A truck-stop waitress (Olivia Cooke, Me and Earl and the Dying Girl) believes she has found a way out of her dead end when she falls in love with a handsome young mechanic, in this heartrending character study co-starring Christopher Abbott (James White), Mary Steenburgen, and Jim Belushi.
This heartrending character study stars Olivia Cooke (also appearing at the Festival in The Limehouse Golem) as a young woman for whom goodness is practically an affliction. With an outstanding supporting cast that includes Mary Steenburgen, Jim Belushi, Mireille Enos (television's The Killing), and Christopher Abbott (James White), Wayne Roberts' feature debut is harrowing, big-hearted, and a kind of cautionary tale for dreamers.
In her late teens, Katie (Cooke) is the sole breadwinner in the trailer she shares with her mother (Enos). Katie waits tables at her small town's lone diner, and she supplements her wages by selling sex to a few locals and a kindly trucker named Bear (Belushi) who regularly passes through. Her goals are greater than just getting by day to day; she's saving up to get out of New Mexico and start a new life in San Francisco.
When Katie meets Bruno (Abbott), the taciturn, handsome new mechanic at Bud's Garage, she falls in love instantly. Once they start dating, Katie feels certain that everything in her life is coming together. What she doesn't anticipate is that others in her small community will violently betray her trust.

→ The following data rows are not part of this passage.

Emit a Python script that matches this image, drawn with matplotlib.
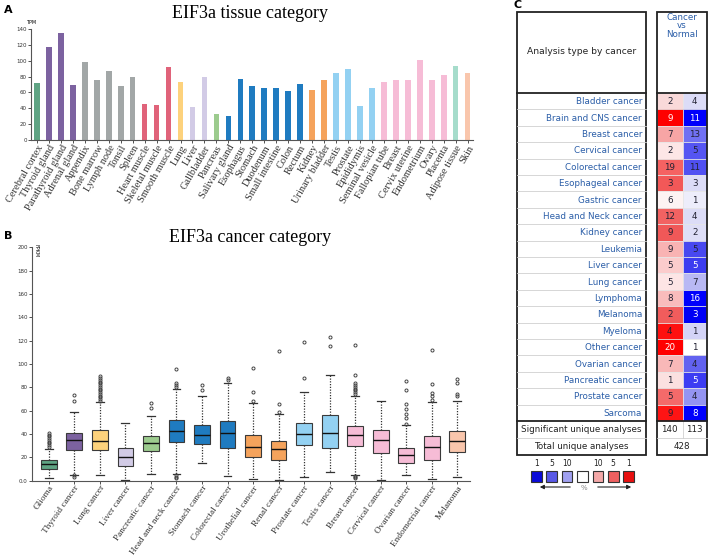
import numpy as np
import matplotlib.pyplot as plt
from matplotlib.patches import Rectangle

# ---------------- data ----------------
tissues = ["Cerebral cortex", "Thyroid gland", "Parathyroid gland", "Adrenal gland",
           "Appendix", "Bone marrow", "Lymph node", "Tonsil", "Spleen",
           "Heart muscle", "Skeletal muscle", "Smooth muscle", "Lung", "Liver",
           "Gallbladder", "Pancreas", "Salivary gland", "Esophagus", "Stomach",
           "Duodenum", "Small intestine", "Colon", "Rectum", "Kidney",
           "Urinary bladder", "Testis", "Prostate", "Epididymis", "Seminal vesicle",
           "Fallopian tube", "Breast", "Cervix uterine", "Endometrium", "Ovary",
           "Placenta", "Adipose tissue", "Skin"]
tpm = [72, 117, 135, 70, 99, 76, 87, 68, 79, 45, 44, 92, 73, 41, 79, 33, 30,
       77, 68, 66, 66, 62, 71, 63, 76, 84, 90, 43, 65, 73, 76, 76, 101, 76,
       82, 93, 84]
tissue_groups = ["brain"] + ["endo"] * 3 + ["lymph"] * 5 + ["muscle"] * 3 + \
    ["lung"] + ["liver"] * 2 + ["panc"] + ["gi"] * 7 + ["kidney"] * 2 + \
    ["male"] * 4 + ["female"] * 6 + ["adipose"] + ["skin"]

group_colors = {"brain": "#5fa383", "endo": "#7c62a0", "lymph": "#a2a7a7",
                "muscle": "#e0637a", "lung": "#fdd27c", "liver": "#d2cbe6",
                "panc": "#9ccb8e", "gi": "#1f7bc0", "kidney": "#f5a35c",
                "male": "#93d1f2", "female": "#f6bcd6", "adipose": "#a6dccb",
                "skin": "#f9c6ac"}

cancers_b = ["Glioma", "Thyroid cancer", "Lung cancer", "Liver cancer",
             "Pancreatic cancer", "Head and neck cancer", "Stomach cancer",
             "Colorectal cancer", "Urothelial cancer", "Renal cancer",
             "Prostate cancer", "Testis cancer", "Breast cancer", "Cervical cancer",
             "Ovarian cancer", "Endometrial cancer", "Melanoma"]
q1 = [10.4, 26, 26, 12.5, 25.2, 33, 31.3, 28.2, 20, 17.4, 30.4, 27.6, 29.6, 23.5, 15.1, 18, 24.3]
med = [14.5, 34.5, 34, 20.3, 32.5, 42.9, 38.9, 40.6, 29.3, 27.3, 40, 41.2, 38.9, 34.8, 22.3, 28.7, 33.9]
q3 = [17.7, 40.9, 43.2, 28.2, 38.6, 51.6, 47.6, 50.8, 39.1, 33.7, 49.3, 56.3, 47.3, 43.8, 28.2, 38.6, 42.6]
whis_lo = [2.6, 5, 5.2, 0.3, 5.8, 5.8, 15.4, 3.8, 1.5, 0.3, 3.5, 7.6, 4.5, 0.5, 4.7, 1.2, 3.2]
whis_hi = [27.3, 59, 67.8, 49.3, 55.7, 78.3, 72.2, 83.5, 66.4, 57, 76, 91, 73, 68.7, 47.6, 67.8, 68.7]
outliers = [
    [29, 30.5, 32, 33.5, 35, 36.5, 38, 39.5, 40.5],
    [3.5, 4.5, 68, 73.5],
    [68.5, 70, 71.5, 73, 74.5, 76, 77.5, 79, 80.5, 82, 83.5, 85, 86.5, 88, 89.5],
    [],
    [62, 66.5],
    [2.5, 3.5, 4.5, 80, 81.7, 83.8, 95.4],
    [78, 82],
    [86.7, 88.4],
    [68, 76, 97],
    [59, 66, 111],
    [88, 119],
    [115, 123],
    [2, 3, 4, 74.5, 76, 77.5, 79, 80.5, 82, 84, 90.5, 116, 204],
    [],
    [48.5, 53.5, 57, 61.5, 66, 77.5, 85.5],
    [69, 73, 75, 83, 111.6],
    [73, 74.5, 84, 87],
]
cancer_groups = ["brain", "endo", "lung", "liver", "panc", "gi", "gi", "gi",
                 "kidney", "kidney", "male", "male", "female", "female",
                 "female", "female", "skin"]
fpkm_ticks = [0, 20, 40, 60, 80, 100, 120, 140, 160, 180, 200]
fpkm_labels = ["0.0", "20", "40", "60", "80", "100", "120", "140", "160", "180", "200"]

cancers_c = ["Bladder cancer", "Brain and CNS cancer", "Breast cancer", "Cervical cancer",
             "Colorectal cancer", "Esophageal cancer", "Gastric cancer",
             "Head and Neck cancer", "Kidney cancer", "Leukemia", "Liver cancer",
             "Lung cancer", "Lymphoma", "Melanoma", "Myeloma", "Other cancer",
             "Ovarian cancer", "Pancreatic cancer", "Prostate cancer", "Sarcoma"]
up_counts = [2, 9, 7, 2, 19, 3, 6, 12, 9, 9, 5, 5, 8, 2, 4, 20, 7, 1, 5, 9]
down_counts = [4, 11, 13, 5, 11, 3, 1, 4, 2, 5, 5, 7, 16, 3, 1, 1, 4, 5, 4, 8]
up_colors = ["#f9d9d9", "#fe0000", "#f7a5a5", "#fde6e6", "#f56262", "#f25858",
             "#fdf3f3", "#f26262", "#f05858", "#f9b3b3", "#fbcccc", "#fde5e5",
             "#f9bcbc", "#f15c5c", "#fe1010", "#ff0000", "#f9b8b8", "#fbe0e0",
             "#f46a6a", "#fe1414"]
down_colors = ["#dcdcf7", "#0000fc", "#7070f3", "#5555f2", "#5050f2", "#dcdcf7",
               "#ededfb", "#dcdcf7", "#dedef7", "#4848f0", "#3c3cf0", "#b8b8f4",
               "#0000fc", "#0000f5", "#d3d3f6", "#ffffff", "#6262f0", "#3c3cf2",
               "#9494f2", "#0000fc"]
sig_up, sig_down, total = 140, 113, 428
legend_labels = ["1", "5", "10", "", "10", "5", "1"]
legend_colors = ["#0a0ad8", "#5858e6", "#a0a0f0", "#ffffff", "#f4a8a8", "#ee6060", "#e81010"]

serif = "Liberation Serif"

W, H = 709, 556
fig = plt.figure(figsize=(W / 100, H / 100), dpi=100)


def frac(x0, y0, x1, y1):
    return [x0 / W, 1 - y1 / H, (x1 - x0) / W, (y1 - y0) / H]


def style_axes(ax):
    for s in ["top", "right"]:
        ax.spines[s].set_visible(False)
    for s in ["left", "bottom"]:
        ax.spines[s].set_color("#555555")
        ax.spines[s].set_linewidth(0.8)
    ax.tick_params(axis="y", labelsize=4, length=2, width=0.6, colors="#333333", pad=1)
    ax.tick_params(axis="x", length=2, width=0.6, colors="#333333", pad=0.5)


# ---------------- panel A ----------------
axA = fig.add_axes(frac(31, 29, 473, 140))
xa = np.arange(len(tissues))
axA.bar(xa, tpm, width=0.47, color=[group_colors[g] for g in tissue_groups])
axA.set_xlim(-0.5, len(tissues) - 0.55)
axA.set_ylim(0, 140)
axA.set_yticks(np.arange(0, 141, 20))
axA.set_xticks(xa)
axA.set_xticklabels(tissues, rotation=60, ha="right", rotation_mode="anchor",
                    fontsize=7.5, family=serif, color="#222222")
style_axes(axA)
fig.text(31 / W, 1 - 22 / H, "TPM", fontsize=3.5, ha="center", va="center")
fig.text(250 / W, 1 - 13 / H, "EIF3a tissue category", fontsize=13, family=serif,
         ha="center", va="center")
fig.text(4 / W, 1 - 10 / H, "A", fontsize=8, fontweight="bold", va="center")

# ---------------- panel B ----------------
axB = fig.add_axes(frac(32, 247.3, 470, 480.7))
stats = []
for i, name in enumerate(cancers_b):
    stats.append({"label": name, "q1": q1[i], "med": med[i], "q3": q3[i],
                  "whislo": whis_lo[i], "whishi": whis_hi[i], "fliers": outliers[i]})
xb = np.arange(len(cancers_b))
bp = axB.bxp(stats, positions=xb, widths=0.62, patch_artist=True,
             boxprops=dict(edgecolor="#3a3a3a", linewidth=0.8),
             medianprops=dict(color="#111111", linewidth=1.0),
             whiskerprops=dict(color="#333333", linestyle=(0, (1, 1.2)), linewidth=0.9),
             capprops=dict(color="#333333", linewidth=0.9),
             flierprops=dict(marker="o", markersize=2.2, markerfacecolor="none",
                             markeredgecolor="#444444", markeredgewidth=0.7))
for patch, g in zip(bp["boxes"], cancer_groups):
    patch.set_facecolor(group_colors[g])
axB.set_xlim(-0.66, len(cancers_b) - 0.5)
axB.set_ylim(0, 200)
axB.set_yticks(fpkm_ticks)
axB.set_yticklabels(fpkm_labels)
axB.set_xticks(xb)
axB.set_xticklabels(cancers_b, rotation=55, ha="right", rotation_mode="anchor",
                    fontsize=6.7, family=serif, color="#222222")
style_axes(axB)
fig.text(36 / W, 1 - 251 / H, "FPKM", fontsize=3.5, rotation=270, ha="center", va="center")
fig.text(250 / W, 1 - 238 / H, "EIF3a cancer category", fontsize=13, family=serif,
         ha="center", va="center")
fig.text(4 / W, 1 - 236 / H, "B", fontsize=8, fontweight="bold", va="center")

# ---------------- panel C ----------------
axC = fig.add_axes([500 / W, 0, 209 / W, 1])
axC.set_xlim(500, 709)
axC.set_ylim(H, 0)
axC.axis("off")

lx0, lx1 = 517, 646
rx0, rmid, rx1 = 657, 682.5, 707
top, head_bot = 12, 93
row_h = 16.4
n = len(cancers_c)
rows_bot = head_bot + n * row_h
sig_bot = rows_bot + 17
tot_bot = sig_bot + 16.5
blue_txt = "#2b5ea8"
fs = 6.3

for i in range(n):
    y0 = head_bot + i * row_h
    axC.add_patch(Rectangle((rx0, y0), rmid - rx0, row_h, facecolor=up_colors[i],
                            edgecolor="#e6e6e6", linewidth=0.5))
    axC.add_patch(Rectangle((rmid, y0), rx1 - rmid, row_h, facecolor=down_colors[i],
                            edgecolor="#e6e6e6", linewidth=0.5))
    for xc, val, c in [((rx0 + rmid) / 2, up_counts[i], up_colors[i]),
                       ((rmid + rx1) / 2, down_counts[i], down_colors[i])]:
        r, g, b = [int(c[k:k + 2], 16) / 255 for k in (1, 3, 5)]
        lum = 0.299 * r + 0.587 * g + 0.114 * b
        tc = "white" if lum < 0.33 else "#222233"
        axC.text(xc, y0 + row_h / 2 + 0.5, str(val), fontsize=fs, color=tc,
                 ha="center", va="center")
    axC.text(lx1 - 4, y0 + row_h / 2 + 0.5, cancers_c[i], fontsize=fs, color=blue_txt,
             ha="right", va="center")
    if i > 0:
        axC.plot([lx0, lx1], [y0, y0], color="#d0d0d0", linewidth=0.6)

# summary rows
axC.plot([lx0, lx1], [sig_bot, sig_bot], color="#d0d0d0", linewidth=0.6)
axC.plot([rx0, rx1], [sig_bot, sig_bot], color="#d0d0d0", linewidth=0.6)
axC.plot([rmid, rmid], [rows_bot, sig_bot], color="#d0d0d0", linewidth=0.6)
axC.text((lx0 + lx1) / 2, (rows_bot + sig_bot) / 2 + 0.5, "Significant unique analyses",
         fontsize=fs, color="#222222", ha="center", va="center")
axC.text((lx0 + lx1) / 2, (sig_bot + tot_bot) / 2 + 0.5, "Total unique analyses",
         fontsize=fs, color="#222222", ha="center", va="center")
axC.text((rx0 + rmid) / 2, (rows_bot + sig_bot) / 2 + 0.5, str(sig_up), fontsize=fs,
         color="#222222", ha="center", va="center")
axC.text((rmid + rx1) / 2, (rows_bot + sig_bot) / 2 + 0.5, str(sig_down), fontsize=fs,
         color="#222222", ha="center", va="center")
axC.text((rx0 + rx1) / 2, (sig_bot + tot_bot) / 2 + 0.5, str(total), fontsize=fs,
         color="#222222", ha="center", va="center")

# thick frames
for x0, x1 in [(lx0, lx1), (rx0, rx1)]:
    axC.add_patch(Rectangle((x0, top), x1 - x0, tot_bot - top, facecolor="none",
                            edgecolor="#222222", linewidth=1.3))
    axC.plot([x0, x1], [head_bot, head_bot], color="#222222", linewidth=1.3)
    axC.plot([x0, x1], [rows_bot, rows_bot], color="#222222", linewidth=1.3)

axC.text((lx0 + lx1) / 2, 52, "Analysis type by cancer", fontsize=6.6,
         color="#222222", ha="center", va="center")
axC.text((rx0 + rx1) / 2, 26, "Cancer\nvs\nNormal", fontsize=6.3, color=blue_txt,
         ha="center", va="center", linespacing=0.95)
axC.text(513, 5, "C", fontsize=8, fontweight="bold", va="center")

# legend
sq = 10.5
for k, (lab, col) in enumerate(zip(legend_labels, legend_colors)):
    x0 = 531 + k * 15.4
    axC.add_patch(Rectangle((x0, 471), sq, sq, facecolor=col, edgecolor="#333333",
                            linewidth=0.8))
    axC.text(x0 + sq / 2, 463.5, lab, fontsize=5.5, color="#222222",
             ha="center", va="center")
axC.annotate("", xy=(537, 487), xytext=(573, 487),
             arrowprops=dict(arrowstyle="-|>", color="#222222", lw=0.8, mutation_scale=6))
axC.annotate("", xy=(634, 487), xytext=(595, 487),
             arrowprops=dict(arrowstyle="-|>", color="#222222", lw=0.8, mutation_scale=6))
axC.text(584, 487.5, "%", fontsize=5, color="#888888", ha="center", va="center")

fig.savefig("out.png", dpi=100)
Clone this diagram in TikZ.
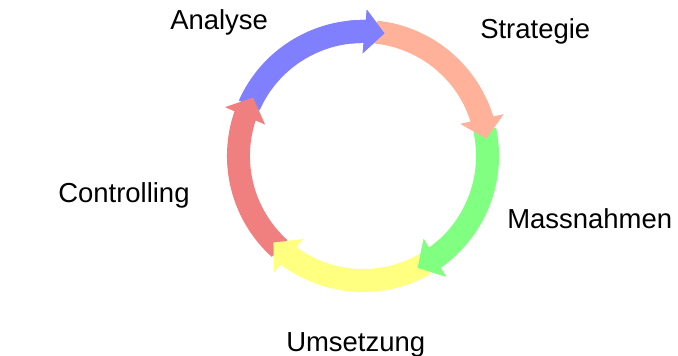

Shot through with the poignant lyricism of a Tom Waits ballad, Katie Says Goodbye follows its heroine's brutal journey from innocence to experience. Katie's disarming honesty and compulsive gratitude make her both endearing and an easy target. But by the film's end we take consolation in her tenacity and her youth — no matter how many times life may knock her down, this girl is going places.